* **TASK DATA**
'''

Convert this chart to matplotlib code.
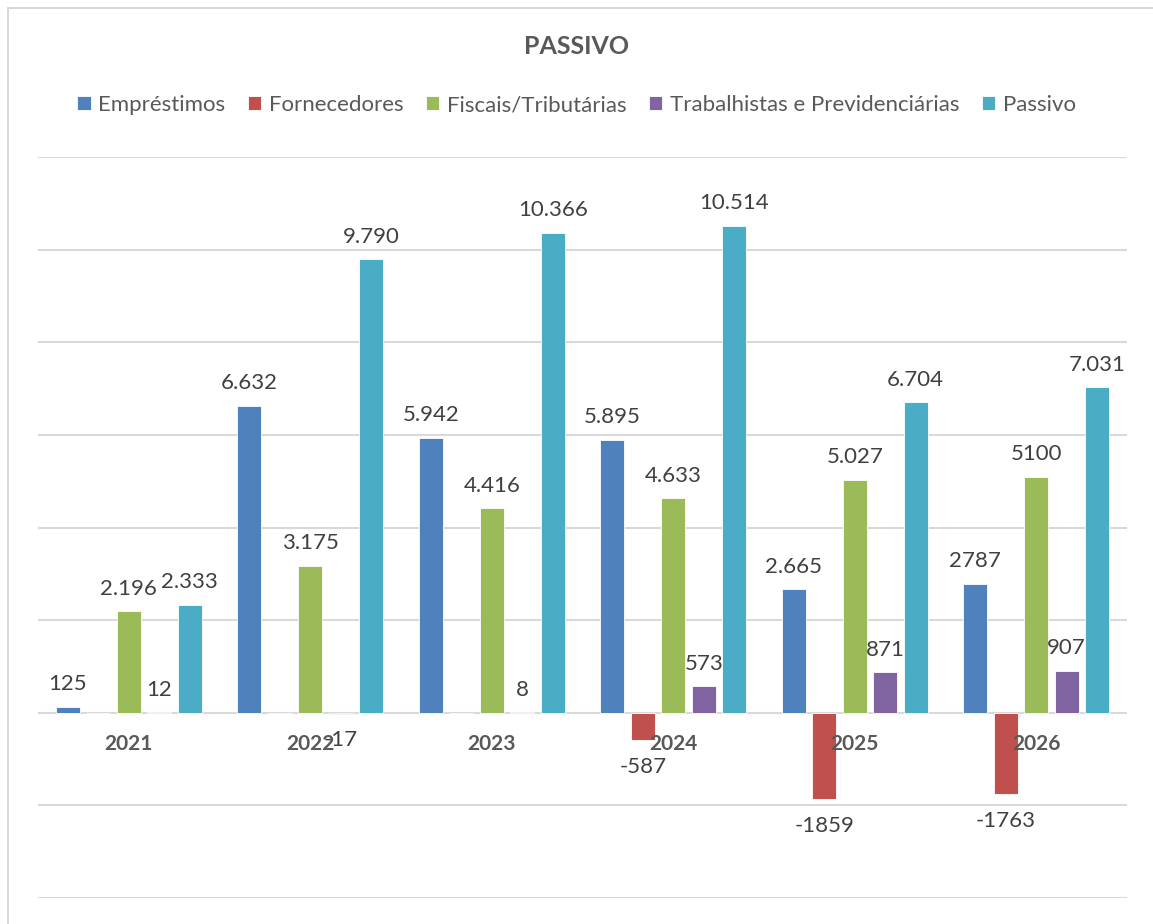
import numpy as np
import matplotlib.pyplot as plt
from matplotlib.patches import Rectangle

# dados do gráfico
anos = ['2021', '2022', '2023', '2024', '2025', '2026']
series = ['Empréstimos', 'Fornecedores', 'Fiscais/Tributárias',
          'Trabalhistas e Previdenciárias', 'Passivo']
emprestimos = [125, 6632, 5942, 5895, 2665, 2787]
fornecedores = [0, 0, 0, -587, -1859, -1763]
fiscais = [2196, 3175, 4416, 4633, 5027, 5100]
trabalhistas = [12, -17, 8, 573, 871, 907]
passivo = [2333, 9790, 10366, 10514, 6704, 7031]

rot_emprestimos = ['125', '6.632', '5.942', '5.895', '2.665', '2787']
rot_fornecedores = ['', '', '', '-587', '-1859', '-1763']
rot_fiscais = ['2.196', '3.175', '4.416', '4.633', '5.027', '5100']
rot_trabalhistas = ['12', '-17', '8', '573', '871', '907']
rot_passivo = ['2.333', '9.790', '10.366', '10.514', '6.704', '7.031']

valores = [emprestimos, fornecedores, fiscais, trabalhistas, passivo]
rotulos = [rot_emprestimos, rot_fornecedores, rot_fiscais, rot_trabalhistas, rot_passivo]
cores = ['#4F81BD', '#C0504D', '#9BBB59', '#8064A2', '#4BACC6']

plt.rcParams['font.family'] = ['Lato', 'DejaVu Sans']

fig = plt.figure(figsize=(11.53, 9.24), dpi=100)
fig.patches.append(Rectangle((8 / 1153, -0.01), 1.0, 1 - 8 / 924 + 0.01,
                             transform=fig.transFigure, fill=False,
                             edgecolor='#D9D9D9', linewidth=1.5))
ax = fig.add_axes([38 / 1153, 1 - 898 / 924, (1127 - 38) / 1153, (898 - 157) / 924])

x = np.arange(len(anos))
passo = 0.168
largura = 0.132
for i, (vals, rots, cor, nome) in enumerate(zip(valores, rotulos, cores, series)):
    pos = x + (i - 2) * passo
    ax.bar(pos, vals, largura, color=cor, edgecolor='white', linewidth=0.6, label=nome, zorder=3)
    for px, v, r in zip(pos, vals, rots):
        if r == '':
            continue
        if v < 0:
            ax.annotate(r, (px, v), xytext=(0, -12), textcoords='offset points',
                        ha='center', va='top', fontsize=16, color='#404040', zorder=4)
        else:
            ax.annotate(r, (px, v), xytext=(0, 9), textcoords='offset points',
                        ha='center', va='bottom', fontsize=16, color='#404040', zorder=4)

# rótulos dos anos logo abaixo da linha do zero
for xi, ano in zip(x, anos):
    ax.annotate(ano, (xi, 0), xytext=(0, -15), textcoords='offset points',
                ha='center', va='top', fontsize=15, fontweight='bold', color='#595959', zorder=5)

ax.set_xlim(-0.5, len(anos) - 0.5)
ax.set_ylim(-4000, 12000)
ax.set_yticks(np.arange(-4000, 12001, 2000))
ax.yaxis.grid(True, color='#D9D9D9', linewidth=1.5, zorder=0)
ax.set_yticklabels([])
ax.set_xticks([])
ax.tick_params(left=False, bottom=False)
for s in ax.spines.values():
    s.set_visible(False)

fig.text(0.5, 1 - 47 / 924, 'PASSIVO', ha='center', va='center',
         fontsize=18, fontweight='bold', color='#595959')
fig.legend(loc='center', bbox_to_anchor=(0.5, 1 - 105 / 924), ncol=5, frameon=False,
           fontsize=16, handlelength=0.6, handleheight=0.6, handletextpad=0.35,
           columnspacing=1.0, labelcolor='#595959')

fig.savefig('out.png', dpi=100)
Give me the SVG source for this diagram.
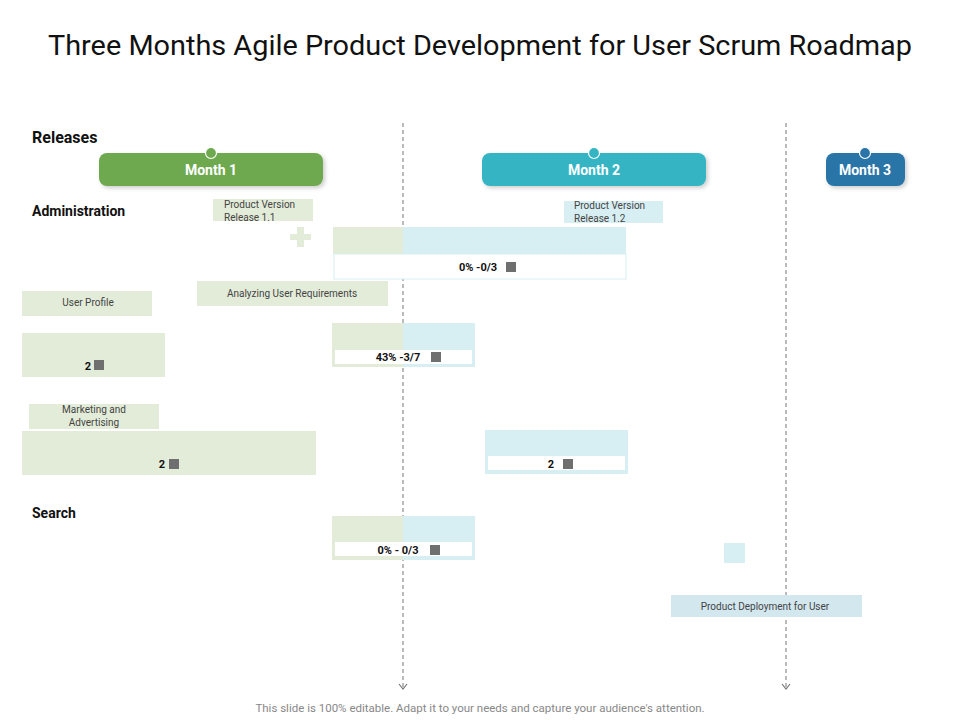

'''

Pictures stay out; reproduce every line of the records exactly.

Convert this chart to matplotlib code.
import numpy as np
import matplotlib.pyplot as plt
from matplotlib.patches import Rectangle

# dados do gráfico
anos = ['2021', '2022', '2023', '2024', '2025', '2026']
series = ['Empréstimos', 'Fornecedores', 'Fiscais/Tributárias',
          'Trabalhistas e Previdenciárias', 'Passivo']
emprestimos = [125, 6632, 5942, 5895, 2665, 2787]
fornecedores = [0, 0, 0, -587, -1859, -1763]
fiscais = [2196, 3175, 4416, 4633, 5027, 5100]
trabalhistas = [12, -17, 8, 573, 871, 907]
passivo = [2333, 9790, 10366, 10514, 6704, 7031]

rot_emprestimos = ['125', '6.632', '5.942', '5.895', '2.665', '2787']
rot_fornecedores = ['', '', '', '-587', '-1859', '-1763']
rot_fiscais = ['2.196', '3.175', '4.416', '4.633', '5.027', '5100']
rot_trabalhistas = ['12', '-17', '8', '573', '871', '907']
rot_passivo = ['2.333', '9.790', '10.366', '10.514', '6.704', '7.031']

valores = [emprestimos, fornecedores, fiscais, trabalhistas, passivo]
rotulos = [rot_emprestimos, rot_fornecedores, rot_fiscais, rot_trabalhistas, rot_passivo]
cores = ['#4F81BD', '#C0504D', '#9BBB59', '#8064A2', '#4BACC6']

plt.rcParams['font.family'] = ['Lato', 'DejaVu Sans']

fig = plt.figure(figsize=(11.53, 9.24), dpi=100)
fig.patches.append(Rectangle((8 / 1153, -0.01), 1.0, 1 - 8 / 924 + 0.01,
                             transform=fig.transFigure, fill=False,
                             edgecolor='#D9D9D9', linewidth=1.5))
ax = fig.add_axes([38 / 1153, 1 - 898 / 924, (1127 - 38) / 1153, (898 - 157) / 924])

x = np.arange(len(anos))
passo = 0.168
largura = 0.132
for i, (vals, rots, cor, nome) in enumerate(zip(valores, rotulos, cores, series)):
    pos = x + (i - 2) * passo
    ax.bar(pos, vals, largura, color=cor, edgecolor='white', linewidth=0.6, label=nome, zorder=3)
    for px, v, r in zip(pos, vals, rots):
        if r == '':
            continue
        if v < 0:
            ax.annotate(r, (px, v), xytext=(0, -12), textcoords='offset points',
                        ha='center', va='top', fontsize=16, color='#404040', zorder=4)
        else:
            ax.annotate(r, (px, v), xytext=(0, 9), textcoords='offset points',
                        ha='center', va='bottom', fontsize=16, color='#404040', zorder=4)

# rótulos dos anos logo abaixo da linha do zero
for xi, ano in zip(x, anos):
    ax.annotate(ano, (xi, 0), xytext=(0, -15), textcoords='offset points',
                ha='center', va='top', fontsize=15, fontweight='bold', color='#595959', zorder=5)

ax.set_xlim(-0.5, len(anos) - 0.5)
ax.set_ylim(-4000, 12000)
ax.set_yticks(np.arange(-4000, 12001, 2000))
ax.yaxis.grid(True, color='#D9D9D9', linewidth=1.5, zorder=0)
ax.set_yticklabels([])
ax.set_xticks([])
ax.tick_params(left=False, bottom=False)
for s in ax.spines.values():
    s.set_visible(False)

fig.text(0.5, 1 - 47 / 924, 'PASSIVO', ha='center', va='center',
         fontsize=18, fontweight='bold', color='#595959')
fig.legend(loc='center', bbox_to_anchor=(0.5, 1 - 105 / 924), ncol=5, frameon=False,
           fontsize=16, handlelength=0.6, handleheight=0.6, handletextpad=0.35,
           columnspacing=1.0, labelcolor='#595959')

fig.savefig('out.png', dpi=100)
Give me the SVG source for this diagram.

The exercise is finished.